News of the book's publication broke in The Globe & Mail a week ago, along with excerpts in Maclean's magazine, and like the rest of the country, Mulroney first learned about it when he turned on the television news last Monday. That afternoon, Newman couriered a finished copy of the book to Mulroney's Montreal home. The book's existence was a closely guarded secret for the 18 months between acquisition and publication date (part defensive strategy to pre-empt legal action, part marketing plan); booksellers weren't even aware of the nature of the non-fiction book they were buying beforehand.
This week, Newman refutes accusations of opportunism with an open letter published in the national dailies, writ large with the headline “I Did Not Betray Mulroney.” Specifically, Newman outlines the terms of a letter of agreement signed in June 1983 wherein Mulroney granted Newman unrestricted access to the then-P.M. and his aides, along with exclusive access to his files and supporting materials during his tenure.
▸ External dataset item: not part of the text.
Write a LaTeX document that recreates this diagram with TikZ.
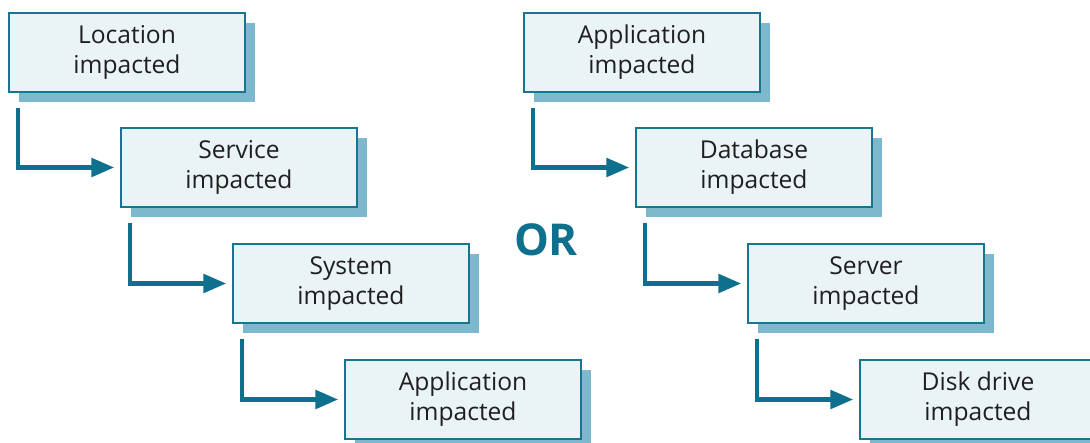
\documentclass[tikz,border=0pt]{standalone}
\usepackage{fontspec}
\setmainfont{Open Sans}
\usetikzlibrary{arrows.meta,shadows}
\definecolor{boxfill}{RGB}{234,243,246}
\definecolor{boxline}{RGB}{22,118,145}
\definecolor{shadowc}{RGB}{125,184,204}
\definecolor{flowc}{RGB}{14,112,140}

\tikzset{
  impact/.style={draw=boxline,line width=0.8pt,fill=boxfill,minimum width=4.72cm,minimum height=1.58cm,
    align=center,inner sep=0pt,font=\fontsize{14}{17}\selectfont,text=black!88,
    drop shadow={shadow xshift=5.7pt,shadow yshift=-5.7pt,fill=shadowc,opacity=1}},
  flow/.style={draw=flowc,line width=2.4pt,-{Triangle[length=13pt,width=10.5pt]},shorten >=3.5pt}
}

\begin{document}
\begin{tikzpicture}[x=0.02cm,y=-0.02cm]
\useasboundingbox (0,0) rectangle (1090,443);
\clip (0,0) rectangle (1090,443);
% left chain
\node[impact] (loc) at (127,52.5) {Location\\impacted};
\node[impact] (svc) at (239,167.5) {Service\\impacted};
\node[impact] (sys) at (351,283.5) {System\\impacted};
\node[impact] (app) at (463,399.5) {Application\\impacted};
\draw[flow] ([xshift=5.7pt,yshift=-8.5pt]loc.south west) |- (svc.west);
\draw[flow] ([xshift=5.7pt,yshift=-8.5pt]svc.south west) |- (sys.west);
\draw[flow] ([xshift=5.7pt,yshift=-8.5pt]sys.south west) |- (app.west);
% the other way round
\node[font=\fontsize{25}{28}\selectfont\bfseries,text=flowc] (or) at (546,240) {OR};
% right chain
\node[impact] (apps) at (642,52.5) {Application\\impacted};
\node[impact] (db) at (754,167.5) {Database\\impacted};
\node[impact] (srv) at (866,283.5) {Server\\impacted};
\node[impact] (disk) at (978,399.5) {Disk drive\\impacted};
\draw[flow] ([xshift=5.7pt,yshift=-8.5pt]apps.south west) |- (db.west);
\draw[flow] ([xshift=5.7pt,yshift=-8.5pt]db.south west) |- (srv.west);
\draw[flow] ([xshift=5.7pt,yshift=-8.5pt]srv.south west) |- (disk.west);
\end{tikzpicture}
\end{document}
All this was done with the aim to write a comprehensive political biography, Newman says, but Mulroney later reneged on the terms.
The publicity binge has been a boon to sales with Random going back to press for 20,000 copies following an initial print run of 45,000. Perhaps Mulroney himself said it best, as quoted by Newman in his recent rebuttal: "The only question [the publisher is] going to have to wonder about is whether they’ve got enough paper in the forest to print the fucking books, that's all they have to worry about. I'll tell you this, if there ain't a good book in this, there's not a good book in Canadian history."
Prophetic indeed, The Secret Mulroney Tapes is currently enjoying the number one spot at Amazon.ca. No plans has yet to publish Mulroney in the U.S.